# Data to use
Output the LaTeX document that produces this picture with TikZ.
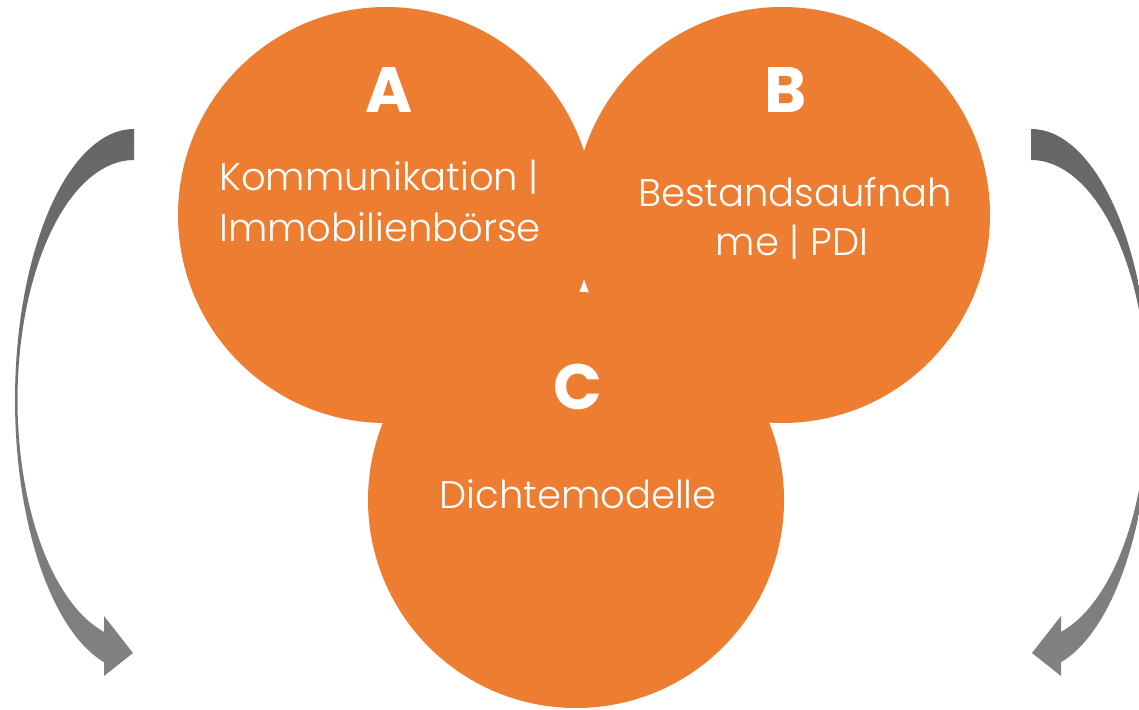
\documentclass[tikz,border=0pt]{standalone}
\usepackage{fontspec}
\IfFontExistsTF{Poppins-Light}{\newfontfamily\bodyfont{Poppins-Light}}{%
  \IfFontExistsTF{Poppins Light}{\newfontfamily\bodyfont{Poppins Light}}{\newfontfamily\bodyfont{Poppins}}}
\newfontfamily\letterfont{Poppins}
\definecolor{ppOrange}{HTML}{ED7D31}
\definecolor{arrTop}{HTML}{666666}
\definecolor{arrBot}{HTML}{828282}
\tikzset{
  bubble/.style={circle, fill=ppOrange, draw=none, inner sep=0pt, minimum size=416pt},
  letter/.style={anchor=base, text=white, inner sep=0pt, font=\letterfont\bfseries\fontsize{64}{64}\selectfont},
  body/.style={anchor=base, text=white, inner sep=0pt, font=\bodyfont\fontsize{38.5}{46}\selectfont},
  cyclearrow/.style={top color=arrTop, bottom color=arrBot, draw=none}
}
\newcommand{\cyclearrowpath}{%
  (134,129) -- plot[domain=270:104.6, samples=90] ({134+119*cos(\x)},{400+271*sin(\x)})
  -- (104,676) -- (133,653) -- (104,616) -- (104,632)
  -- plot[domain=104.9:270, samples=90] ({134+116.5*cos(\x)},{400+240*sin(\x)}) -- cycle}
\begin{document}
\begin{tikzpicture}[x=1pt, y=-1pt]
  \useasboundingbox (0,0) rectangle (1139,709);
  \fill[white] (0,0) rectangle (1139,709);
  % circles
  \node[bubble] (A) at (386,215) {};
  \node[bubble] (B) at (782,215) {};
  \node[bubble] (C) at (576,500) {};
  % letters
  \node[letter] (la) at (389,112) {A};
  \node[letter] (lb) at (786,112) {B};
  \node[letter] (lc) at (578,409) {C};
  % texts
  \node[body] (a1) at (379,190) {Kommunikation |};
  \node[body] (a2) at (380,241) {Immobilienbörse};
  \node[body] (b1) at (795,206) {Bestandsaufnah};
  \node[body] (b2) at (792,255) {me | PDI};
  \node[body] (c1) at (578,508) {Dichtemodelle};
  % cycle arrows
  \shade[cyclearrow] \cyclearrowpath;
  \begin{scope}[shift={(1165,0)}, xscale=-1]
    \shade[cyclearrow] \cyclearrowpath;
  \end{scope}
\end{tikzpicture}
\end{document}
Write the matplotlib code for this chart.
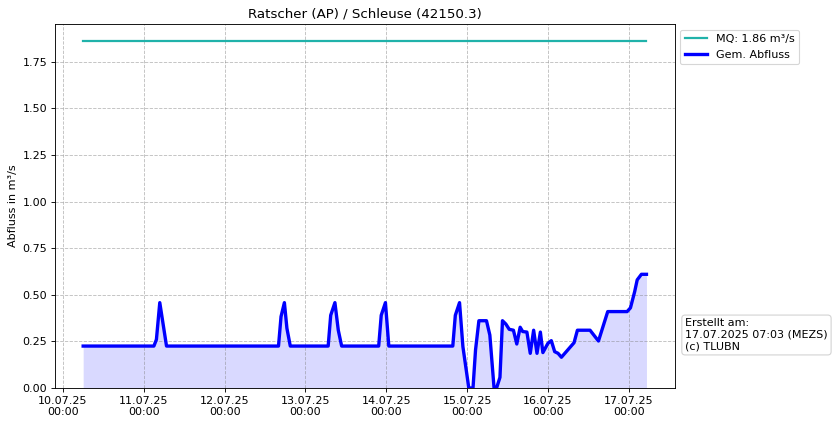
import matplotlib
matplotlib.use("Agg")
import matplotlib.pyplot as plt
import matplotlib.dates as mdates
import pandas as pd

# Messzeitpunkte und Abfluss (m³/s)
zeiten = [
    "2025-07-10 06:00", "2025-07-11 03:00", "2025-07-11 03:45", "2025-07-11 04:45", "2025-07-11 06:45",
    "2025-07-12 16:00", "2025-07-12 16:45", "2025-07-12 17:45", "2025-07-12 18:30", "2025-07-12 19:30",
    "2025-07-13 06:45", "2025-07-13 07:30", "2025-07-13 08:45", "2025-07-13 09:45", "2025-07-13 10:45",
    "2025-07-13 21:45", "2025-07-13 22:30", "2025-07-13 23:45", "2025-07-14 00:45",
    "2025-07-14 19:45", "2025-07-14 20:30", "2025-07-14 21:45", "2025-07-14 22:45",
    "2025-07-15 00:30", "2025-07-15 01:45", "2025-07-15 02:30", "2025-07-15 03:30", "2025-07-15 05:45",
    "2025-07-15 06:45", "2025-07-15 08:00", "2025-07-15 08:45", "2025-07-15 09:45", "2025-07-15 10:30",
    "2025-07-15 11:30", "2025-07-15 12:30", "2025-07-15 13:45", "2025-07-15 14:45", "2025-07-15 15:45",
    "2025-07-15 16:30", "2025-07-15 17:45", "2025-07-15 18:45", "2025-07-15 19:45", "2025-07-15 20:45",
    "2025-07-15 21:45", "2025-07-15 22:30", "2025-07-16 00:00", "2025-07-16 01:00", "2025-07-16 02:00",
    "2025-07-16 03:00", "2025-07-16 04:00", "2025-07-16 07:45", "2025-07-16 08:45", "2025-07-16 12:30",
    "2025-07-16 15:00", "2025-07-16 17:45", "2025-07-16 23:30", "2025-07-17 00:30", "2025-07-17 01:45",
    "2025-07-17 02:30", "2025-07-17 03:45", "2025-07-17 05:15",
]
abfluss = [
    0.225, 0.225, 0.26, 0.458, 0.225,
    0.225, 0.383, 0.458, 0.32, 0.225,
    0.225, 0.39, 0.458, 0.31, 0.225,
    0.225, 0.39, 0.458, 0.225,
    0.225, 0.39, 0.458, 0.222,
    0.0, 0.0, 0.204, 0.361, 0.361,
    0.284, 0.0, 0.0, 0.057, 0.361,
    0.343, 0.315, 0.31, 0.236, 0.326,
    0.303, 0.30, 0.186, 0.31, 0.186,
    0.30, 0.19, 0.24, 0.254, 0.195,
    0.186, 0.165, 0.243, 0.31, 0.31,
    0.252, 0.41, 0.41, 0.43, 0.517,
    0.58, 0.61, 0.61,
]
mq = 1.86

t = pd.to_datetime(zeiten)

fig = plt.figure(figsize=(837 / 80, 426 / 80), dpi=80)
ax = fig.add_axes([0.0657, 0.0892, 0.7403, 0.8545])

ax.plot([t[0], t[-1]], [mq, mq], color="lightseagreen", lw=2, label=f"MQ: {mq} m³/s")
ax.plot(t, abfluss, color="blue", lw=3, label="Gem. Abfluss")
ax.fill_between(t, abfluss, color="blue", alpha=0.15, lw=0)

ax.set_ylim(bottom=0)
ax.set_yticks([0, 0.25, 0.5, 0.75, 1.0, 1.25, 1.5, 1.75])
ax.xaxis.set_major_locator(mdates.DayLocator())
ax.xaxis.set_major_formatter(mdates.DateFormatter("%d.%m.%y\n%H:%M"))
ax.grid(color="gray", linestyle="--", alpha=0.5)

ax.set_title("Ratscher (AP) / Schleuse (42150.3)")
ax.set_ylabel("Abfluss in m³/s")
ax.legend(loc="upper left", bbox_to_anchor=(1.0, 1.0))
ax.text(1.017, 0.1, "Erstellt am:\n17.07.2025 07:03 (MEZS)\n(c) TLUBN", transform=ax.transAxes,
        va="bottom", ha="left",
        bbox=dict(boxstyle="round", facecolor="white", edgecolor="lightgray"))

fig.savefig("out.png", dpi=80)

# Instructions for the task
Beginning at the line above that contains "Write the matplotlib code for this chart.", repeat each line exactly through the one that contains "import pandas as pd", and leave out the pictures.

# Task answer
Write the matplotlib code for this chart.
import matplotlib
matplotlib.use("Agg")
import matplotlib.pyplot as plt
import matplotlib.dates as mdates
import pandas as pd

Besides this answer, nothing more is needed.